Dabei geht es in Rockhampton alles andere als gemütlich zu. Die Kläranlagen quellen über, Abwässer vermischen sich mit den Fluten. "Der Gestank wird langsam unerträglich", schreibt eine Userin. Sherie, kecker Kurzhaarschnitt, sympathisches Lächeln, appelliert: "Wir müssen jetzt zusammenstehen, als Gemeinschaft funktionieren."
Bernadette bangt in der Gruppe: "Verdammt, wenn die Pegel jetzt schon bei 9,1 Metern sind, wie hoch soll das Wasser noch steigen?" Peter hat ganz andere Sorgen: "Ich bin eingeschlossen im Haus eines Kumpels. Grrrr, ich vermisse meine Liebste!!"
Binnen weniger Stunden werden in der Facebook-Gruppe Hunderte Notizen, Statusmeldungen und Fotos veröffentlicht. Am späten Montagabend Ortszeit gibt es Verwirrung über eine angekündigte Lieferung von Lebensmitteln: Wie sollen Trucks die Stadt erreichen? Es entbrennt eine Debatte in der Kommentarschlange. Lastwagen mit Lebensmitteln seien von der Nachbarstadt Mackay aus auf dem Weg, schreibt Anthony. Diskutiert werden verschiedenen Möglichkeiten der Versorgung - Flugzeug, Helikopter, Boote. Endlich schreibt Carissa: "Die ersten Lebensmittel sind schon längst angekommen". Jemand klickt den "like"-Knopf.
Viele User warnen vor riskanten Manövern. "Bleibt wo ihr seid, das Wasser steigt irre schnell", schreibt Sandy. Doch auch wirre Gerüchte machen die Runde, etwa von zwei in den Fluten ertrunkenen Kindern. Offizielle Bestätigungen dafür gibt es nirgends. Nutzerin Tara schreibt: "Das Wasser hat gerade unseren Vorgarten erreicht. Ich habe Angst". Hilfe wird angeboten - Geldspenden, Möbel, Babysachen, Kleidung.
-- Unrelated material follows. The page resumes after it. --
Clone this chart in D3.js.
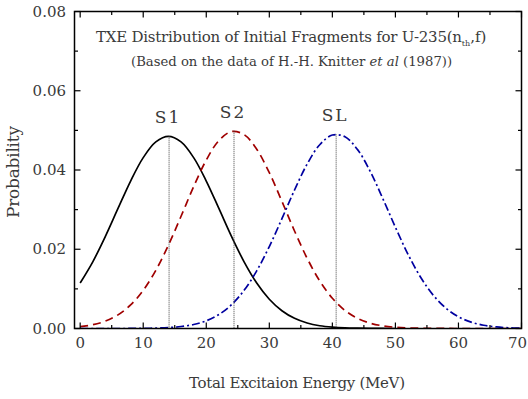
<!DOCTYPE html>
<html><head><meta charset="utf-8">
<script src="https://cdn.jsdelivr.net/npm/d3@7"></script>
<style>
body{margin:0;background:#fff;}
svg text{font-family:"DejaVu Serif","Liberation Serif",serif;}
</style></head>
<body><svg id="c" width="528" height="399"></svg>
<script>
const energy = [0,2,4,6,8,10,12,14,16,18,20,22,24,26,28,30,32,34,36,38,40,42,44,46,48,50,52,54,56,58,60,62,64,66,68,70];
const s1 = [0.01148,0.01683,0.02325,0.03029,0.03722,0.04312,0.04709,0.0485,0.04709,0.04312,0.03722,0.03029,0.02325,0.01683,0.01148,0.00739,0.00448,0.00256,0.00138,0.0007,0.00034,0.00015,0.00007,0.00003,0.00001,0];
const s2 = [0.00046,0.00095,0.00187,0.00344,0.00594,0.00963,0.01469,0.02105,0.02832,0.0358,0.04251,0.04743,0.0497,0.04893,0.04525,0.03932,0.03209,0.02461,0.01772,0.01199,0.00762,0.00455,0.00255,0.00135,0.00067,0.00031,0.00014,0.00006,0.00002,0.00001,0,0,0,0,0,0];
const sl = [0,0,0,0,0.00001,0.00004,0.0001,0.00023,0.0005,0.00101,0.00194,0.00352,0.006,0.00963,0.01454,0.02069,0.02771,0.03495,0.04149,0.04638,0.04882,0.04838,0.04514,0.03966,0.0328,0.02555,0.01873,0.01293,0.00841,0.00515,0.00296,0.00161,0.00082,0.0004,0.00018,0.00008];
const peakNames = ["S1","S2","SL"];
const peakX = [14.1,24.4,40.6];
const peakY = [0.0485,0.0499,0.0490];
const xTicks = [0,10,20,30,40,50,60,70];
const yTicks = [0,0.02,0.04,0.06,0.08];

const svg = d3.select("#c");
const L=74.5, R=521.5, T=11.5, B=328.5;
const x = d3.scaleLinear().domain([-0.9,70]).range([L,R]);
const y = d3.scaleLinear().domain([0,0.08]).range([B,T]);
const txt = "#3a3a3a";
const FONT = "'DejaVu Serif','Liberation Serif',serif";

const line = d3.line().x(d=>x(d[0])).y(d=>y(d[1])).curve(d3.curveCatmullRom);
const series = [
  {v:s1, color:"#000", dash:null},
  {v:s2, color:"#a00000", dash:"8,5"},
  {v:sl, color:"#0000a0", dash:"8,3,2,3"}
];
svg.append("clipPath").attr("id","pc").append("rect").attr("x",L).attr("y",T).attr("width",R-L).attr("height",B-T);
series.forEach(s=>{
  const pts = s.v.map((v,i)=>[energy[i],v]);
  svg.append("path").attr("d",line(pts)).attr("fill","none").attr("stroke",s.color)
    .attr("stroke-width",1.7).attr("stroke-dasharray",s.dash).attr("clip-path","url(#pc)");
});

function T_(sel){ return sel.attr("font-family",FONT).attr("fill",txt); }

peakX.forEach((px,i)=>{
  svg.append("line").attr("x1",x(px)).attr("x2",x(px)).attr("y1",y(peakY[i])).attr("y2",B)
    .attr("stroke","#444").attr("stroke-width",1).attr("stroke-dasharray","1,1");
  T_(svg.append("text")).attr("x",x(px)-1).attr("y",y(peakY[i])-13).attr("text-anchor","middle")
    .attr("font-size",17).attr("letter-spacing",2).text(peakNames[i]);
});

svg.append("rect").attr("x",L).attr("y",T).attr("width",R-L).attr("height",B-T).attr("fill","none").attr("stroke","#000").attr("stroke-width",1.5);

const g = svg.append("g").attr("stroke","#000").attr("stroke-width",1.2);
d3.range(0,71,5).forEach(v=>{
  const len = v%10===0?6:3.5;
  g.append("line").attr("x1",x(v)).attr("x2",x(v)).attr("y1",B).attr("y2",B-len);
  g.append("line").attr("x1",x(v)).attr("x2",x(v)).attr("y1",T).attr("y2",T+len);
});
d3.range(0,9).forEach(k=>{
  const v=k*0.01, len = k%2===0?6:3.5;
  g.append("line").attr("x1",L).attr("x2",L+len).attr("y1",y(v)).attr("y2",y(v));
  g.append("line").attr("x1",R).attr("x2",R-len).attr("y1",y(v)).attr("y2",y(v));
});

xTicks.forEach((v,i)=>{
  const last = i===xTicks.length-1;
  T_(svg.append("text")).attr("x",last?527:x(v)).attr("y",348).attr("text-anchor",last?"end":"middle").attr("font-size",15).text(v);
});
yTicks.forEach(v=>{
  T_(svg.append("text")).attr("x",66).attr("y",y(v)+5).attr("text-anchor","end").attr("font-size",15).text(d3.format(".2f")(v));
});

T_(svg.append("text")).attr("x",297).attr("y",388).attr("text-anchor","middle").attr("font-size",15)
  .attr("textLength",216).attr("lengthAdjust","spacing").text("Total Excitaion Energy (MeV)");
T_(svg.append("text")).attr("transform","translate(19,172) rotate(-90)").attr("text-anchor","middle").attr("font-size",17)
  .attr("textLength",92).attr("lengthAdjust","spacing").text("Probability");

const t1 = T_(svg.append("text")).attr("x",96).attr("y",42).attr("font-size",15);
t1.append("tspan").attr("textLength",366).attr("lengthAdjust","spacing").text("TXE Distribution of Initial Fragments for U-235(n");
t1.append("tspan").attr("font-size",8).attr("dy",4).text("th");
t1.append("tspan").attr("dy",-4).text(",f)");
const t2 = T_(svg.append("text")).attr("x",131).attr("y",66).attr("font-size",13.2);
t2.append("tspan").text("(Based on the data of H.-H. Knitter ");
t2.append("tspan").attr("font-style","italic").text("et al");
t2.append("tspan").text(" (1987))");
</script></body></html>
Die Gruppenmitglieder posten, teilen und diskutieren im Minutentakt, unermüdlich werden neue Kommentare und Fotos online gestellt. Jemand hat Schwarz-Weiß-Bilder von Fluten vergangener Jahrzehnte eingescannt, andere teilen Fotos von Spielplätzen, Brückenpfeilern, Hangars, komplett oder teilweise verschlungen von den Wassermassen. Man sieht Fluthelfer im Wassertaxi, in roten Warnwesten. Und ein buntes Plastikrind am Ortseingang von Rockhampton - bis zum Bauch im Hochwasser.
Meteorologen zufolge soll der Wasserpegel bis Mittwoch weiter steigen.